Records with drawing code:
'''

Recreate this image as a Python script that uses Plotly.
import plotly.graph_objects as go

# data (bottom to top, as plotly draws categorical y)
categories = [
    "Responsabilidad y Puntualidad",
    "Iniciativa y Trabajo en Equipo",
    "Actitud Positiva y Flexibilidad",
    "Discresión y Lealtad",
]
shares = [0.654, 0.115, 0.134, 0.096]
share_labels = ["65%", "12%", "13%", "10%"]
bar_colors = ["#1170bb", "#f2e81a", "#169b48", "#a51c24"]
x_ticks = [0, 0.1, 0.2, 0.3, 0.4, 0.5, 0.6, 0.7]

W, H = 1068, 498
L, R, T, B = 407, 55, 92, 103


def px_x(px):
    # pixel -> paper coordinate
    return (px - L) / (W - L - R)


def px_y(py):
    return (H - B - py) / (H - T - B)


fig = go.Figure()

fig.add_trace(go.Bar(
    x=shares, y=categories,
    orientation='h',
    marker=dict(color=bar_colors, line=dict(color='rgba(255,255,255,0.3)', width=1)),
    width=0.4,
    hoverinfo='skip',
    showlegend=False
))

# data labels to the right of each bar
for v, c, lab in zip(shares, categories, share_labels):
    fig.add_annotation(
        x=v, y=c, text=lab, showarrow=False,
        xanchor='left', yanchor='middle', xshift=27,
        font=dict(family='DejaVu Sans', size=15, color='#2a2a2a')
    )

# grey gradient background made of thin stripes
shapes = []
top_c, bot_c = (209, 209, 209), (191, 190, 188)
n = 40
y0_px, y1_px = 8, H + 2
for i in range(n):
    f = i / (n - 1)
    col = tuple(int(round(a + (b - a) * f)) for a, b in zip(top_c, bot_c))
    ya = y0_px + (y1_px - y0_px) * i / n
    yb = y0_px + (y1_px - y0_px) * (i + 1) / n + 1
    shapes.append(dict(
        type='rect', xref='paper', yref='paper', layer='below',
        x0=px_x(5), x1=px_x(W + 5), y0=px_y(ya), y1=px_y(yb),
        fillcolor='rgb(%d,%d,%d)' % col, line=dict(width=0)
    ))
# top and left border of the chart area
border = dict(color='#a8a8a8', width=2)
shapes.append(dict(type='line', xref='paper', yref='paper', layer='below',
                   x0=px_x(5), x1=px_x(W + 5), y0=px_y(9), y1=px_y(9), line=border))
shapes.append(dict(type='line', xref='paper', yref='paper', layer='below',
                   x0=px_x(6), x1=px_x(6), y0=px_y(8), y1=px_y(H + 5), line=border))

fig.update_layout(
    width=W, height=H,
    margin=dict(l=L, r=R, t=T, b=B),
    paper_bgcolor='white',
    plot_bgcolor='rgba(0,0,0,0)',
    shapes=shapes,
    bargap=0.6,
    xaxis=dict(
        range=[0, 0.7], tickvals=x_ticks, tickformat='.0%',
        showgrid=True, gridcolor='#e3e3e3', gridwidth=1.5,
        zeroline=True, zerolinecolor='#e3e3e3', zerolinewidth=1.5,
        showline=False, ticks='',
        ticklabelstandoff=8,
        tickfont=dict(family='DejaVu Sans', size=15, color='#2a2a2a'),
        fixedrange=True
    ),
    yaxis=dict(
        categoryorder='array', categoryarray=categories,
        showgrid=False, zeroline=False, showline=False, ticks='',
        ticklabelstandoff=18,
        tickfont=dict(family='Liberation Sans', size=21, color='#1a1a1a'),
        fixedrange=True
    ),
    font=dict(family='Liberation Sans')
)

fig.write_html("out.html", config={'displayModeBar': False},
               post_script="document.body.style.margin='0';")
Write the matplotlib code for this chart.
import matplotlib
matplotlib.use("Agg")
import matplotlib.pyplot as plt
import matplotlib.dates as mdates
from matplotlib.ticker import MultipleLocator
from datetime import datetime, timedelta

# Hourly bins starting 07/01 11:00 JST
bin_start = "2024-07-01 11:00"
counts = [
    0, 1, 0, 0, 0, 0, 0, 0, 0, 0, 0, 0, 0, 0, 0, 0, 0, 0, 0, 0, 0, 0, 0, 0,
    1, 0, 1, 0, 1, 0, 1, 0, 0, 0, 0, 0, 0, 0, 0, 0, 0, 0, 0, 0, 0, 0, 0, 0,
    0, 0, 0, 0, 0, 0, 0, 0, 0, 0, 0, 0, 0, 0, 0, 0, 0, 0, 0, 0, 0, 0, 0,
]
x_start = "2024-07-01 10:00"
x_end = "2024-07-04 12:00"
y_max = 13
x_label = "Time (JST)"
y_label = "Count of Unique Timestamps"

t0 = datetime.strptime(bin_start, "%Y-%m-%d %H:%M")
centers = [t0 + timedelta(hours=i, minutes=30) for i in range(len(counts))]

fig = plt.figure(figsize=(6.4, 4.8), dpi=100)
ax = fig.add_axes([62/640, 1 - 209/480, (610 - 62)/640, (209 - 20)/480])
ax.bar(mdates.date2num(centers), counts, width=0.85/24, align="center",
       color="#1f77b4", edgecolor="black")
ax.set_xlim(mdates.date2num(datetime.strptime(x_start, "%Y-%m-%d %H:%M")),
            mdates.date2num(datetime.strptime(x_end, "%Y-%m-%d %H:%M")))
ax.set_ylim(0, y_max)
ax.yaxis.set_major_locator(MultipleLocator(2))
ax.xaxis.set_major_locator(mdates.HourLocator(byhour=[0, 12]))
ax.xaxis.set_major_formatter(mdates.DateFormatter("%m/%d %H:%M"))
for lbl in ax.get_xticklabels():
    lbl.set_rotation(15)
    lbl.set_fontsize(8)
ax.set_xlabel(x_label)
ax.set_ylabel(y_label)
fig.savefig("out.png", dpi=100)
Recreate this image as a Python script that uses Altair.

'''

**Written request:** Copy each line above that contains the word "uses".

**Complete output:**
Recreate this image as a Python script that uses Plotly.
Recreate this image as a Python script that uses Altair.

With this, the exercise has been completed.